I don’t want to sound like a climate crank — there are more than enough of them out there, on both sides of the issue — and I’m still very much of the opinion that the question of anthropogenic global warming/climate change still needs a lot of work to answer. If human activities are causing the planet’s atmosphere to warm up in excess of what the natural feedback systems of the planet can handle, then we do need to look at ways to reduce our contribution to that warming.
Politicians and power-seeking bureaucrats jumping up and down in front of the cameras, insisting that the crisis is upon us and we need to do something now are in no way to be trusted with additional powers: without sufficient scientific evidence, we’d just be installing petty dictators over all sorts of different areas of our lives.

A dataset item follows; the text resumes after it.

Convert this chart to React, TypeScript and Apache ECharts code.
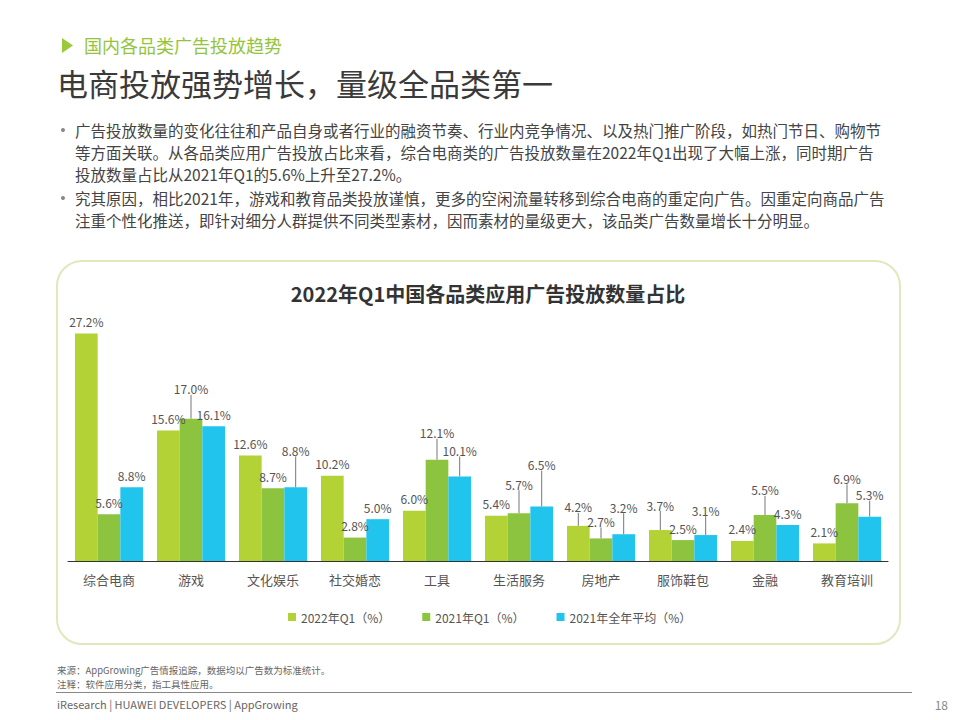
import React, { useEffect, useRef } from "react";
import * as echarts from "echarts";

const categories = ["综合电商", "游戏", "文化娱乐", "社交婚恋", "工具", "生活服务", "房地产", "服饰鞋包", "金融", "教育培训"];
const seriesNames = ["2022年Q1（%）", "2021年Q1（%）", "2021年全年平均（%）"];
const q1_2022 = [27.2, 15.6, 12.6, 10.2, 6.0, 5.4, 4.2, 3.7, 2.4, 2.1];
const q1_2021 = [5.6, 17.0, 8.7, 2.8, 12.1, 5.7, 2.7, 2.5, 5.5, 6.9];
const avg_2021 = [8.8, 16.1, 8.8, 5.0, 10.1, 6.5, 3.2, 3.1, 4.3, 5.3];

// label lift (px) used for leader-lined labels
const liftA = [0, 0, 0, 0, 0, 0, 7, 13, 0, 0];
const liftB = [0, 18, 0, 0, 15, 17, 5, 0, 13, 13];
const liftC = [0, 0, 25, 0, 14, 30, 15, 13, 0, 10];

const colors = ["#b2d235", "#8cc43f", "#21c4ec"];

const bulletLines = [
  "广告投放数量的变化往往和产品自身或者行业的融资节奏、行业内竞争情况、以及热门推广阶段，如热门节日、购物节",
  "等方面关联。从各品类应用广告投放占比来看，综合电商类的广告投放数量在2022年Q1出现了大幅上涨，同时期广告",
  "投放数量占比从2021年Q1的5.6%上升至27.2%。",
  "究其原因，相比2021年，游戏和教育品类投放谨慎，更多的空闲流量转移到综合电商的重定向广告。因重定向商品广告",
  "注重个性化推送，即针对细分人群提供不同类型素材，因而素材的量级更大，该品类广告数量增长十分明显。",
];
const bulletStarts = [true, false, false, true, false];

const FONT = '"Noto Sans CJK SC", "Noto Sans", sans-serif';

export default function App() {
  const ref = useRef<HTMLDivElement>(null);

  useEffect(() => {
    if (!ref.current) return;
    const chart = echarts.init(ref.current, undefined, { renderer: "svg" });

    const mkSeries = (idx: number, values: number[], lift: number[]) => ({
      name: seriesNames[idx],
      type: "bar",
      barGap: "0%",
      barCategoryGap: "17%",
      itemStyle: { color: colors[idx] },
      data: values.map((v, i) => ({ value: v, labelLine: { show: lift[i] > 0 } })),
      label: {
        show: true,
        position: "top",
        distance: 6,
        color: "#555",
        fontSize: 12,
        fontFamily: FONT,
        formatter: (p: any) => p.value.toFixed(1) + "%",
      },
      labelLine: { show: false, lineStyle: { color: "#777", width: 1 } },
      labelLayout: (p: any) => ({ dy: -lift[p.dataIndex] }),
    });

    const graphics: any[] = [
      {
        type: "polygon",
        shape: { points: [[62, 38], [62, 53], [73, 45.5]] },
        style: { fill: "#9cc93c" },
      },
      {
        type: "text",
        x: 84,
        y: 45,
        style: { text: "国内各品类广告投放趋势", fill: "#93c43c", fontSize: 18, fontFamily: FONT, verticalAlign: "middle" },
      },
      {
        type: "text",
        x: 57,
        y: 82,
        style: { text: "电商投放强势增长，量级全品类第一", fill: "#3a3a3a", fontSize: 31, fontFamily: FONT, verticalAlign: "middle" },
      },
      {
        type: "rect",
        shape: { x: 57, y: 261, width: 843, height: 383, r: 25 },
        style: { fill: "none", stroke: "#e0e8bc", lineWidth: 2 },
        z: -1,
      },
      {
        type: "text",
        x: 488,
        y: 293,
        style: {
          text: "2022年Q1中国各品类应用广告投放数量占比",
          fill: "#333",
          fontSize: 20,
          fontWeight: "bold",
          fontFamily: FONT,
          align: "center",
          verticalAlign: "middle",
        },
      },
      {
        type: "text",
        x: 57,
        y: 670,
        style: { text: "来源：AppGrowing广告情报追踪，数据均以广告数为标准统计。", fill: "#666", fontSize: 9.5, fontFamily: FONT, verticalAlign: "middle", lineHeight: 12 },
      },
      {
        type: "text",
        x: 57,
        y: 684,
        style: { text: "注释：软件应用分类，指工具性应用。", fill: "#666", fontSize: 9.5, fontFamily: FONT, verticalAlign: "middle", lineHeight: 12 },
      },
      {
        type: "line",
        shape: { x1: 56, y1: 692.5, x2: 912, y2: 692.5 },
        style: { stroke: "#888", lineWidth: 1 },
      },
      {
        type: "text",
        x: 57,
        y: 704,
        style: { text: "iResearch | HUAWEI DEVELOPERS | AppGrowing", fill: "#666", fontSize: 11, fontFamily: FONT, verticalAlign: "middle" },
      },
      {
        type: "text",
        x: 948,
        y: 704,
        style: { text: "18", fill: "#888", fontSize: 12, fontFamily: FONT, align: "right", verticalAlign: "middle" },
      },
    ];

    const lineYs = [130, 152, 174, 198, 220];
    bulletLines.forEach((t, i) => {
      if (bulletStarts[i]) {
        graphics.push({
          type: "circle",
          shape: { cx: 63, cy: lineYs[i], r: 2 },
          style: { fill: "#888" },
        });
      }
      graphics.push({
        type: "text",
        x: 75,
        y: lineYs[i],
        style: { text: t, fill: "#444", fontSize: 15.5, fontFamily: FONT, verticalAlign: "middle" },
      });
    });

    chart.setOption({
      animation: false,
      backgroundColor: "#fff",
      textStyle: { fontFamily: FONT },
      graphic: graphics,
      legend: {
        left: 283,
        top: 606,
        itemWidth: 8,
        itemHeight: 8,
        itemGap: 32,
        icon: "rect",
        textStyle: { color: "#555", fontSize: 12, fontFamily: FONT },
        data: seriesNames,
      },
      grid: { left: 68, right: 72, top: 310, bottom: 159 },
      xAxis: {
        type: "category",
        data: categories,
        axisLine: { lineStyle: { color: "#333", width: 1 } },
        axisTick: { show: false },
        axisLabel: { color: "#555", fontSize: 13, margin: 12, fontFamily: FONT },
      },
      yAxis: {
        type: "value",
        min: 0,
        max: 30,
        show: false,
        splitLine: { show: false },
      },
      series: [mkSeries(0, q1_2022, liftA), mkSeries(1, q1_2021, liftB), mkSeries(2, avg_2021, liftC)],
    });

    return () => chart.dispose();
  }, []);

  return <div ref={ref} style={{ position: "absolute", left: 0, top: 0, width: 960, height: 720 }} />;
}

The specific piece of “evidence” most useful to the “do something now” faction has been the famous Hockey Stick Graph, which has been debunked. The data was carefully selected to support pre-decided conclusions. Everyone who took high school science knows the temptation . . . you know how the experiment is supposed to turn out, and who’ll know if you just write it up as if you got textbook results? The answer is . . . that’s why you do the experiment: to determine if the result matches the expectation. Skipping the whole “do the experiment” step saves time, but it’s not science.
Bishop Hill explains how the hockey stick became the best-known case of junk science in decades:
The story of Michael Mann’s Hockey Stick reconstruction, its statistical bias and the influence of the bristlecone pines is well known. McIntyre’s research into the other reconstructions has received less publicity, however. The story of the Yamal chronology may change that.

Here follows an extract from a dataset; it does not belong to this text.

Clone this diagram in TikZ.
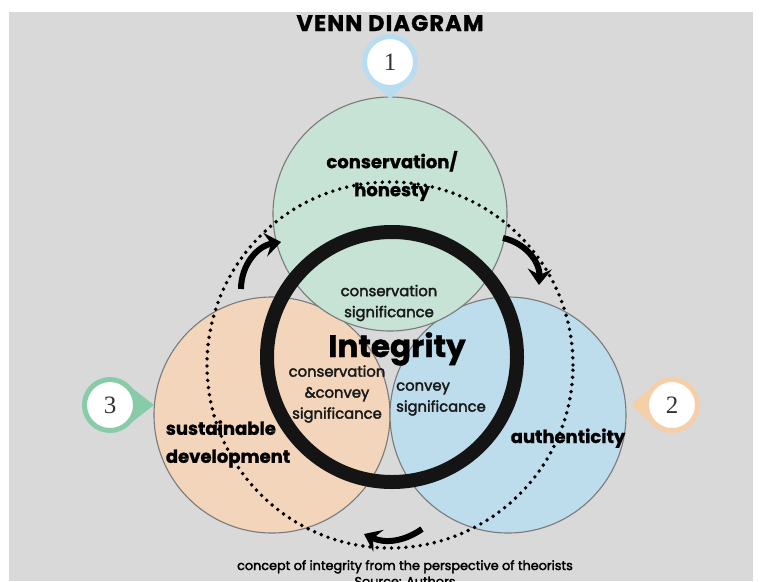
\documentclass[tikz,border=0pt]{standalone}
\usepackage{fontspec}
\setmainfont{Poppins}[BoldFeatures={FakeBold=1.2}]
\newfontfamily\digitfont{Liberation Serif}
\newfontfamily\mediumfont{Poppins}[FakeBold=2.4]
\usetikzlibrary{arrows.meta,calc}

\definecolor{bggray}{HTML}{D9D9D9}
\definecolor{consgreen}{HTML}{C6E3D5}
\definecolor{sustorange}{HTML}{F2D5BA}
\definecolor{authblue}{HTML}{BDDCEC}
\definecolor{edgegray}{HTML}{7A7A7A}
\definecolor{pinblue}{HTML}{B8DDF0}
\definecolor{pingreen}{HTML}{88CBA8}
\definecolor{pinpeach}{HTML}{F4CFA8}

\tikzset{
    vennset/.style={circle, draw=edgegray, line width=1.1pt, inner sep=0pt, minimum size=#1},
    setname/.style={align=center, inner sep=0pt, font=\bfseries\fontsize{18}{28}\selectfont, text=black},
    overlapnote/.style={align=center, inner sep=0pt, font=\mediumfont\fontsize{14.8}{21}\selectfont, text=black!90},
    pinmark/.style={circle, fill=white, draw=#1, line width=5pt, minimum size=51pt, inner sep=0pt, font=\digitfont\fontsize{25}{25}\selectfont, text=black!80},
    turnarrow/.style={line width=6pt, -{Stealth[length=16pt,width=24pt,inset=6pt]}},
    orbitdots/.style={circle, draw=black, line width=3.9pt, dash pattern=on 0pt off 7.2pt, line cap=round, inner sep=0pt, minimum size=366pt}
}

\begin{document}
\begin{tikzpicture}[x=1pt, y=-1pt]
    \useasboundingbox (0,0) rectangle (762,581);
    \fill[bggray] (9,12) rectangle (753,581);

    \node[anchor=base, font=\bfseries\fontsize{22.5}{24}\selectfont\addfontfeature{LetterSpace=5}] (title) at (390,31) {VENN DIAGRAM};

    % the three sets
    \node[vennset=236pt, fill=sustorange] (sust) at (272,415) {};
    \node[vennset=236pt, fill=authblue] (auth) at (508,415) {};
    \node[vennset=234pt, fill=consgreen] (cons) at (390,214) {};

    % dotted cycle and its arrows
    \node[orbitdots] (orbit) at (390,365) {};
    \coordinate (turn1a) at (241,289);
    \coordinate (turn1b) at (281,242);
    \coordinate (turn2a) at (503,238);
    \coordinate (turn2b) at (539,285);
    \coordinate (turn3a) at (422,529);
    \coordinate (turn3b) at (364,534);
    \draw[turnarrow] (turn1a) to[bend left=40] (turn1b);
    \draw[turnarrow] (turn2a) to[bend left=40] (turn2b);
    \draw[turnarrow] (turn3a) to[bend left=30] (turn3b);

    % integrity ring
    \node[circle, draw=black!92, line width=14pt, minimum size=250pt, inner sep=0pt] (ring) at (392,357) {};

    % labels
    \node[setname] (consname) at (392,176) {conservation/\\honesty};
    \node[setname, align=left] (sustname) at (228,444) {sustainable\\development};
    \node[setname, anchor=base] (authname) at (568,443) {authenticity};
    \node[overlapnote] (conssig) at (389,303) {conservation\\significance};
    \node[overlapnote] (bothsig) at (337,394) {conservation\\\&convey\\significance};
    \node[overlapnote, align=left, anchor=west] (convsig) at (396,399) {convey\\significance};
    \node[anchor=base, font=\bfseries\fontsize{31}{31}\selectfont] (integ) at (397,357) {Integrity};

    % markers
    \coordinate (pin1c) at (390,62);
    \coordinate (pin1tip) at (390,99);
    \fill[pinblue] (pin1tip) -- ($(pin1c)!27pt!50:(pin1tip)$) -- ($(pin1c)!27pt!-50:(pin1tip)$) -- cycle;
    \node[pinmark=pinblue] (pin1) at (pin1c) {1};

    \coordinate (pin2c) at (672,405);
    \coordinate (pin2tip) at (631,405);
    \fill[pinpeach] (pin2tip) -- ($(pin2c)!27pt!50:(pin2tip)$) -- ($(pin2c)!27pt!-50:(pin2tip)$) -- cycle;
    \node[pinmark=pinpeach] (pin2) at (pin2c) {2};

    \coordinate (pin3c) at (110,405);
    \coordinate (pin3tip) at (154,405);
    \fill[pingreen] (pin3tip) -- ($(pin3c)!27pt!50:(pin3tip)$) -- ($(pin3c)!27pt!-50:(pin3tip)$) -- cycle;
    \node[pinmark=pingreen] (pin3) at (pin3c) {3};

    % caption
    \node[anchor=base, font=\mediumfont\fontsize{12.8}{14}\selectfont] (caption) at (405,570) {concept of integrity from the perspective of theorists};
    \node[anchor=base, font=\mediumfont\fontsize{12.8}{14}\selectfont] (source) at (405,586) {Source: Authors};
\end{tikzpicture}
\end{document}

The bristlecone pines that created the shape of the Hockey Stick graph are used in nearly every millennial temperature reconstruction around today, but there are also a handful of other tree ring series that are nearly as common and just as influential on the results. Back at the start of McIntyre’s research into the area of paleoclimate, one of the most significant of these was called Polar Urals, a chronology first published by Keith Briffa of the Climate Research Unit (CRU) at the University of East Anglia. At the time, it was used in pretty much every temperature reconstruction around. In his paper, Briffa made the startling claim that the coldest year of the millennium was AD 1032, a statement that, if true, would have completely overturned the idea of the Medieval Warm Period. It is not hard to see why paleoclimatologists found the series so alluring.
Some of McIntyre’s research into Polar Urals deserves a story in its own right, but it is one that will have to wait for another day. We can pick up the narrative again in 2005, when McIntyre discovered that an update to the Polar Urals series had been collected in 1999. Through a contact he was able to obtain a copy of the revised series. Remarkably, in the update the eleventh century appeared to be much warmer than in the original – in fact it was higher even than the twentieth century. This must have been a severe blow to paleoclimatologists, a supposition that is borne out by what happened next, or rather what didn’t: the update to the Polar Urals was not published, it was not archived and it was almost never seen again.
With Polar Urals now unusable, paleclimatologists had a pressing need for a hockey stick shaped replacement and a solution appeared in the nick of time in the shape of a series from the nearby location of Yamal.
Yes, it’s long, and somewhat convoluted . . . but that is the point. Researchers were being deliberately obstructive to other researchers, concealing data necessary to reproduce the experimental results, yet publishing in numerous journals (who all should have enforced their own standards, but failed to do so) as if the data was impossible to refute.
And it was . . . because the raw data was kept out of the hands of other scientists. This is not science. It’s a deliberate fraud.
Update: JoNova adds to the story, including an image showing the relative locations of the sampled sites:
Update, the second: Tom Kelley corrects my use of the word “anthropogenic”, which I had idiotically written as “anthropomorphic”. Thanks, Tom.